----- Dataset extract

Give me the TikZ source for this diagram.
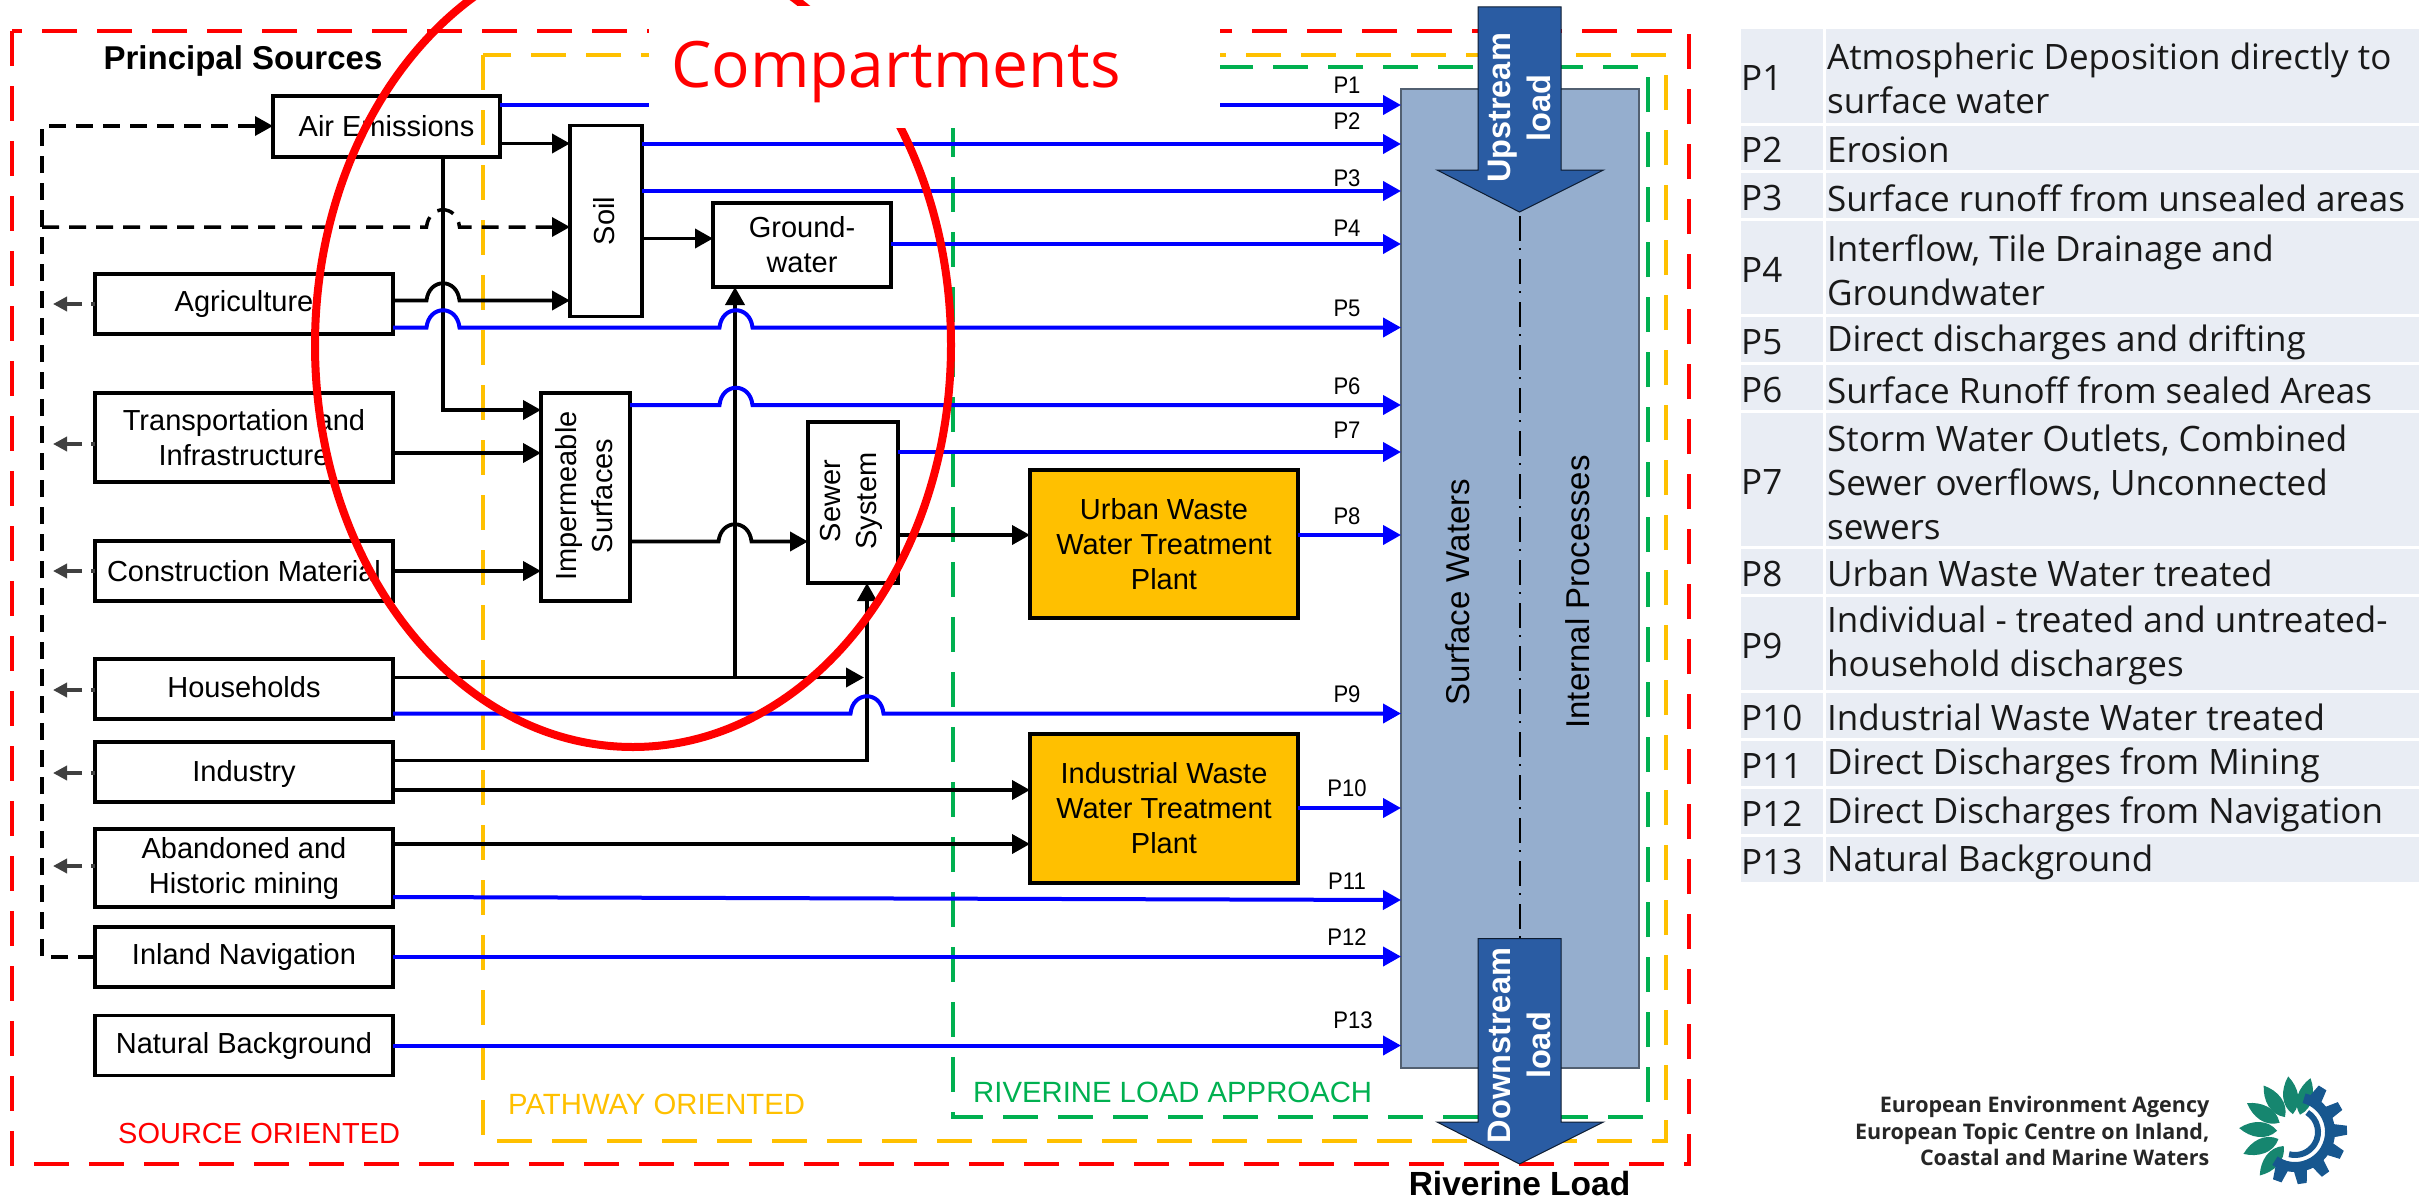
\documentclass[tikz,border=0pt]{standalone}
\usepackage{fontspec}
\setmainfont{Liberation Sans}
\newfontfamily\tablefont{Open Sans}
\usetikzlibrary{arrows.meta}
\definecolor{frameyellow}{HTML}{FFC000}
\definecolor{framegreen}{HTML}{00B050}
\definecolor{waterblue}{HTML}{95AECE}
\definecolor{loadblue}{HTML}{2A5CA3}
\definecolor{rowblue}{HTML}{E9EDF4}
\definecolor{logogreen}{HTML}{16866F}
\definecolor{logoblue}{HTML}{17578F}
\tikzset{
    frame/.style={line width=4.5, dash pattern=on 35pt off 20pt},
    box/.style={draw=black, line width=3.8, inner sep=0pt, outer sep=0pt, align=center, font=\fontsize{29}{35}\selectfont},
    srcbox/.style={box, minimum width=298, minimum height=60},
    plantbox/.style={box, fill=frameyellow, minimum width=268},
    vtext/.style={rotate=90, align=center, font=\fontsize{29}{36}\selectfont},
    flow/.style={draw=black, line width=3.8, -{Triangle[length=18pt,width=19pt]}},
    pathway/.style={draw=blue, line width=4, -{Triangle[length=18pt,width=19pt]}},
    railline/.style={draw=black, line width=3.5, dash pattern=on 17pt off 10pt},
    leak/.style={draw=black!75, line width=3.5, dash pattern=on 4pt off 9pt on 40pt, -{Triangle[length=14pt,width=14pt]}},
    plabel/.style={inner sep=0pt, xscale=.92, font=\fontsize{24}{28}\selectfont},
    approach/.style={inner sep=0pt, anchor=base west, font=\fontsize{29.3}{35}\selectfont},
    loadarrow/.style={fill=loadblue, draw=black!70!loadblue, line width=1},
    loadtext/.style={rotate=90, align=center, text=white, font=\bfseries\fontsize{32.5}{40}\selectfont},
    rowtext/.style={inner sep=0pt, anchor=west, align=left, yshift=-2.5pt, text=black!90, font=\tablefont\fontsize{35}{44}\selectfont},
    logotext/.style={inner sep=0pt, anchor=base east, text=black!85, font=\tablefont\bfseries\fontsize{21.5}{25}\selectfont},
}
\newcommand{\hop}[2]{-- (#1-16.5,#2) .. controls (#1-14,#2-23) and (#1+14,#2-23) .. (#1+16.5,#2)}
\newcommand{\pRow}[5]{%
    \fill[rowblue] (1741,#2) rectangle (1823,#3);
    \fill[rowblue] (1826,#2) rectangle (2419,#3);
    \node[rowtext] (#1name) at (1741,{(#2+#3)/2}) {#4};
    \node[rowtext] (#1text) at (1827,{(#2+#3)/2}) {#5};
}
\begin{document}
\begin{tikzpicture}[x=1pt, y=-1pt]
    \useasboundingbox (0,0) rectangle (2428,1199);

    %approach frames
    \draw[frame, red] (12,31) rectangle (1689,1164);
    \draw[frame, frameyellow] (483,55) rectangle (1666,1141);
    \draw[frame, framegreen] (953,67) rectangle (1648,1117);

    %surface water body
    \node[draw=black!45!waterblue, fill=waterblue, line width=1.5, inner sep=0pt, outer sep=0pt, minimum width=238, minimum height=979] (surface) at (1520,578.5) {};
    \node[vtext, font=\fontsize{33}{36}\selectfont] (surfacetext) at (1458,592) {Surface Waters};
    \node[vtext, font=\fontsize{33}{36}\selectfont] (internaltext) at (1577.5,592) {Internal Processes};
    \draw[black, line width=2, dash pattern=on 25pt off 7pt on 2pt off 9pt] (1519.5,216) -- (1519.5,938);

    %sources
    \node[box, minimum width=227, minimum height=61] (air) at (386.5,126.5) {Air Emissions};
    \node[srcbox] (agri) at (244,304) {Agriculture};
    \node[srcbox, minimum height=89] (transport) at (244,437.5) {Transportation and\\Infrastructure};
    \node[srcbox] (construction) at (244,571) {Construction Material};
    \node[srcbox] (households) at (244,689) {};
    \node[inner sep=0pt, font=\fontsize{29}{35}\selectfont] (householdstext) at (244,687.5) {Households};
    \node[srcbox] (industry) at (244,772) {};
    \node[inner sep=0pt, font=\fontsize{29}{35}\selectfont] (industrytext) at (244,773.5) {Industry};
    \node[srcbox, minimum height=78] (mining) at (244,868) {Abandoned and\\Historic mining};
    \node[srcbox] (inland) at (244,957) {Inland Navigation};
    \node[srcbox] (natural) at (244,1045.5) {Natural Background};

    %compartments
    \node[box, minimum width=72, minimum height=191] (soil) at (606,221) {};
    \node[vtext] (soiltext) at (604,221) {Soil};
    \node[box, minimum width=178, minimum height=84] (ground) at (802,245) {Ground-\\water};
    \node[box, minimum width=89, minimum height=208] (imperm) at (585.5,497) {};
    \node[vtext] (impermtext) at (584,496) {Impermeable\\Surfaces};
    \node[box, minimum width=90, minimum height=161] (sewer) at (853,502.5) {};
    \node[vtext] (sewertext) at (851,501) {Sewer\\System};
    \node[plantbox, minimum height=148] (urban) at (1164,544) {Urban Waste\\Water Treatment\\Plant};
    \node[plantbox, minimum height=149] (indwaste) at (1164,808.5) {Industrial Waste\\Water Treatment\\Plant};

    %titles
    \node[inner sep=0pt, font=\bfseries\fontsize{33}{40}\selectfont] (principal) at (243,61) {Principal Sources};
    \node[inner sep=0pt, font=\bfseries\fontsize{33.5}{40}\selectfont] (riverine) at (1519.5,1184) {Riverine Load};
    \node[approach, text=red, font=\fontsize{29}{35}\selectfont] (sourcelab) at (118,1143) {SOURCE ORIENTED};
    \node[approach, text=frameyellow] (pathlab) at (508,1114) {PATHWAY ORIENTED};
    \node[approach, text=framegreen] (riverlab) at (973,1102) {RIVERINE LOAD APPROACH};

    %black flows
    \draw[flow] (air.east |- 0,143.5) -- (soil.west |- 0,143.5);
    \draw[flow] (air.south -| 443,0) -- (443,410) -- (imperm.west |- 0,410);
    \draw[flow] (agri.east |- 0,300.5) \hop{443}{300.5} -- (soil.west |- 0,300.5);
    \draw[flow] (transport.east |- 0,453) -- (imperm.west |- 0,453);
    \draw[flow] (construction.east |- 0,571) -- (imperm.west |- 0,571);
    \draw[flow] (soil.east |- 0,238.5) -- (ground.west |- 0,238.5);
    \draw[flow] (imperm.east |- 0,541.5) \hop{735}{541.5} -- (sewer.west |- 0,541.5);
    \draw[flow] (households.east |- 0,677.5) -- (864,677.5);
    \draw[flow] (735,677.5) -- (ground.south -| 735,0);
    \draw[flow] (industry.east |- 0,760.5) -- (867,760.5) -- (sewer.south -| 867,0);
    \draw[flow] (industry.east |- 0,790) -- (indwaste.west |- 0,790);
    \draw[flow] (mining.east |- 0,844) -- (indwaste.west |- 0,844);
    \draw[flow] (sewer.east |- 0,535) -- (urban.west |- 0,535);

    %dashed return rail
    \coordinate (railbottom) at (42,957);
    \coordinate (railtop) at (42,126);
    \coordinate (railsoil) at (42,227);
    \coordinate (leakend) at (53,0);
    \draw[railline, -{Triangle[length=18pt,width=19pt]}] (inland.west |- railbottom) -- (railbottom) -- (railtop) -- (air.west |- railtop);
    \draw[railline, -{Triangle[length=18pt,width=19pt]}] (railsoil) \hop{443}{227} -- (soil.west |- railsoil);
    \foreach \src/\y in {agri/304,transport/444,construction/571,households/690,industry/773,mining/866}{
    \draw[leak] (\src.west |- 0,\y) -- (leakend |- 0,\y);
    }

    %blue pathways
    \foreach \src/\y/\lab/\lx/\ly in {air/105/P1/1347/85,soil/144/P2/1347/121,soil/191/P3/1347/178,ground/244/P4/1347/228,sewer/452/P7/1347/430,urban/535/P8/1347/516,indwaste/808/P10/1347/788,inland/956.5/P12/1347/937,natural/1045.5/P13/1353/1020}{
    \draw[pathway] (\src.east |- 0,\y) -- (surface.west |- 0,\y);
    \node[plabel] (lab\lab) at (\lx,\ly) {\lab};
    }
    \draw[pathway] (agri.east |- 0,327.5) \hop{443}{327.5} \hop{736}{327.5} -- (surface.west |- 0,327.5);
    \node[plabel] (labP5) at (1347,308) {P5};
    \draw[pathway] (imperm.east |- 0,405) \hop{736}{405} -- (surface.west |- 0,405);
    \node[plabel] (labP6) at (1347,386) {P6};
    \draw[pathway] (households.east |- 0,713.5) \hop{867}{713.5} -- (surface.west |- 0,713.5);
    \node[plabel] (labP9) at (1347,694) {P9};
    \draw[pathway] (mining.east |- 0,897) -- (surface.west |- 0,900);
    \node[plabel] (labP11) at (1347,881) {P11};

    %compartments ring and its title
    \draw[red, line width=8] (633,345) ellipse (318 and 402);
    \fill[white] (649,6) rectangle (1220,128);
    \node[inner sep=0pt, anchor=base, text=red, font=\tablefont\fontsize{64}{70}\selectfont] (comptitle) at (896,88) {Compartments};

    %load arrows
    \draw[loadarrow] (1478,7) -- (1561,7) -- (1561,170) -- (1603.5,170) -- (1519.5,212) -- (1437,170) -- (1478,170) -- cycle;
    \node[loadtext] (upstream) at (1519.5,108) {Upstream\\load};
    \draw[loadarrow] (1478,938.5) -- (1561,938.5) -- (1561,1122) -- (1603.5,1122) -- (1519.5,1164) -- (1437,1122) -- (1478,1122) -- cycle;
    \node[loadtext] (downstream) at (1519.5,1045.5) {Downstream\\load};

    %pathway table
    \pRow{rowa}{29}{122.5}{P1}{Atmospheric Deposition directly to\\surface water}
    \pRow{rowb}{125.5}{170}{P2}{Erosion}
    \pRow{rowc}{173}{218}{P3}{Surface runoff from unsealed areas}
    \pRow{rowd}{221}{314}{P4}{Interflow, Tile Drainage and\\Groundwater}
    \pRow{rowe}{317}{362}{P5}{Direct discharges and drifting}
    \pRow{rowf}{365}{410}{P6}{Surface Runoff from sealed Areas}
    \pRow{rowg}{413}{546}{P7}{Storm Water Outlets, Combined\\Sewer overflows, Unconnected\\sewers}
    \pRow{rowh}{549}{593.5}{P8}{Urban Waste Water treated}
    \pRow{rowi}{596.5}{690}{P9}{Individual - treated and untreated-\\household discharges}
    \pRow{rowj}{693}{737.5}{P10}{Industrial Waste Water treated}
    \pRow{rowk}{740.5}{786}{P11}{Direct Discharges from Mining}
    \pRow{rowl}{789}{834}{P12}{Direct Discharges from Navigation}
    \pRow{rowm}{837}{882}{P13}{Natural Background}

    %agency mark
    \node[logotext] (logoa) at (2209.5,1112) {European Environment Agency};
    \node[logotext] (logob) at (2209.5,1139) {European Topic Centre on Inland,};
    \node[logotext] (logoc) at (2209.5,1165) {Coastal and Marine Waters};
    \begin{scope}[shift={(2295,1132)}, x=1pt, y=1pt]
    \foreach \a in {74,97,124,149,176,203,231}{
    \fill[logogreen, rotate=\a] (18,0) .. controls (28,11) and (44,9) .. (56,0) .. controls (44,-9) and (28,-11) .. (18,0);
    }
    \draw[logoblue, line width=10] (75:35) arc (75:-125:35);
    \draw[logoblue, line width=6] (58:23) arc (58:-105:23);
    \foreach \a in {58,30,2,-26,-54,-82,-110}{
    \fill[logoblue, rotate=\a] (36,-7) -- (52,-4.5) -- (52,4.5) -- (36,7) -- cycle;
    }
    \end{scope}
\end{tikzpicture}
\end{document}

----------

◆ What the exercise asks ◆
Only the lines from the start of the material through the line containing "(0,0) rectangle (2428,1199);" should be transcribed. Pictures stay out.

◆ Result for this exercise ◆
Give me the TikZ source for this diagram.
\documentclass[tikz,border=0pt]{standalone}
\usepackage{fontspec}
\setmainfont{Liberation Sans}
\newfontfamily\tablefont{Open Sans}
\usetikzlibrary{arrows.meta}
\definecolor{frameyellow}{HTML}{FFC000}
\definecolor{framegreen}{HTML}{00B050}
\definecolor{waterblue}{HTML}{95AECE}
\definecolor{loadblue}{HTML}{2A5CA3}
\definecolor{rowblue}{HTML}{E9EDF4}
\definecolor{logogreen}{HTML}{16866F}
\definecolor{logoblue}{HTML}{17578F}
\tikzset{
    frame/.style={line width=4.5, dash pattern=on 35pt off 20pt},
    box/.style={draw=black, line width=3.8, inner sep=0pt, outer sep=0pt, align=center, font=\fontsize{29}{35}\selectfont},
    srcbox/.style={box, minimum width=298, minimum height=60},
    plantbox/.style={box, fill=frameyellow, minimum width=268},
    vtext/.style={rotate=90, align=center, font=\fontsize{29}{36}\selectfont},
    flow/.style={draw=black, line width=3.8, -{Triangle[length=18pt,width=19pt]}},
    pathway/.style={draw=blue, line width=4, -{Triangle[length=18pt,width=19pt]}},
    railline/.style={draw=black, line width=3.5, dash pattern=on 17pt off 10pt},
    leak/.style={draw=black!75, line width=3.5, dash pattern=on 4pt off 9pt on 40pt, -{Triangle[length=14pt,width=14pt]}},
    plabel/.style={inner sep=0pt, xscale=.92, font=\fontsize{24}{28}\selectfont},
    approach/.style={inner sep=0pt, anchor=base west, font=\fontsize{29.3}{35}\selectfont},
    loadarrow/.style={fill=loadblue, draw=black!70!loadblue, line width=1},
    loadtext/.style={rotate=90, align=center, text=white, font=\bfseries\fontsize{32.5}{40}\selectfont},
    rowtext/.style={inner sep=0pt, anchor=west, align=left, yshift=-2.5pt, text=black!90, font=\tablefont\fontsize{35}{44}\selectfont},
    logotext/.style={inner sep=0pt, anchor=base east, text=black!85, font=\tablefont\bfseries\fontsize{21.5}{25}\selectfont},
}
\newcommand{\hop}[2]{-- (#1-16.5,#2) .. controls (#1-14,#2-23) and (#1+14,#2-23) .. (#1+16.5,#2)}
\newcommand{\pRow}[5]{%
    \fill[rowblue] (1741,#2) rectangle (1823,#3);
    \fill[rowblue] (1826,#2) rectangle (2419,#3);
    \node[rowtext] (#1name) at (1741,{(#2+#3)/2}) {#4};
    \node[rowtext] (#1text) at (1827,{(#2+#3)/2}) {#5};
}
\begin{document}
\begin{tikzpicture}[x=1pt, y=-1pt]
    \useasboundingbox (0,0) rectangle (2428,1199);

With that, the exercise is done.